When a young golfer sees elite competition at a venue close enough to feel real, the pathway stops being abstract. It becomes visible. It becomes walkable. Occasionally, it even loops back on itself in the most satisfying way.

Georgia Lloyd said: “I watched the US Women’s Open Qualifying at The Buckinghamshire in 2017, and it really inspired me to take the game more seriously. It was a real full-circle moment to work at the qualifier this year and to play in the Rose Ladies Series – younger me would’ve dreamt of this!

“It’s a great reminder of how powerful those early experiences can be in shaping your path.”

There is the story in two paragraphs: inspiration, opportunity, return. Golf loves to talk about legacy. This is what it looks like when it is not being trapped in a brochure.

More Than A Tournament Host

Located just 10 miles from Heathrow, The Buckinghamshire has practical appeal as well as polished lawns. For members and guests, the club offers access to a world-class golf course and a restored 350-year-old house set on an island in the River Colne.

That setting gives it an unusual blend: part elite golf venue, part country-house retreat, part convenient base for business, family and entertaining. It is not hard to see why the club wants to position itself as a “home from home” for members. Few homes, admittedly, come with championship-level golf, a LET connection and a 350-year-old house unless one has married exceptionally well.

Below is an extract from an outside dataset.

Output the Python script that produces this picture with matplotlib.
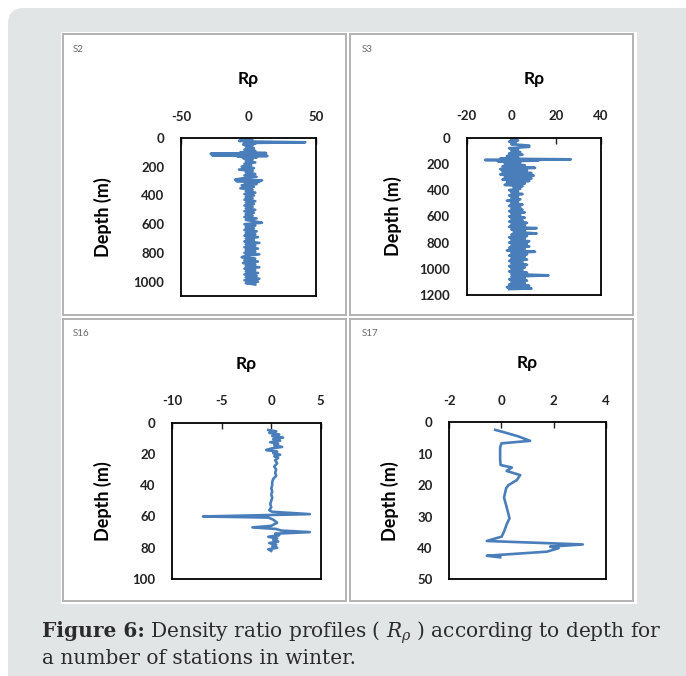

But the wider significance lies in how The Buckinghamshire is using that platform. By hosting the Rose Ladies Series, US Women’s Open qualifying and aligning with Henni Zuël, the club is not simply polishing its own reputation. It is putting itself into the conversation around the future of women’s golf in Britain.

That matters, because the women’s game needs more than occasional applause. It needs venues, visibility, investment, development pathways and clubs willing to make space for talent before that talent is fully formed.

The Buckinghamshire seems to be doing exactly that. Quietly, elegantly, and with enough substance to suggest this is not a passing spring flourish, but the start of something far more durable.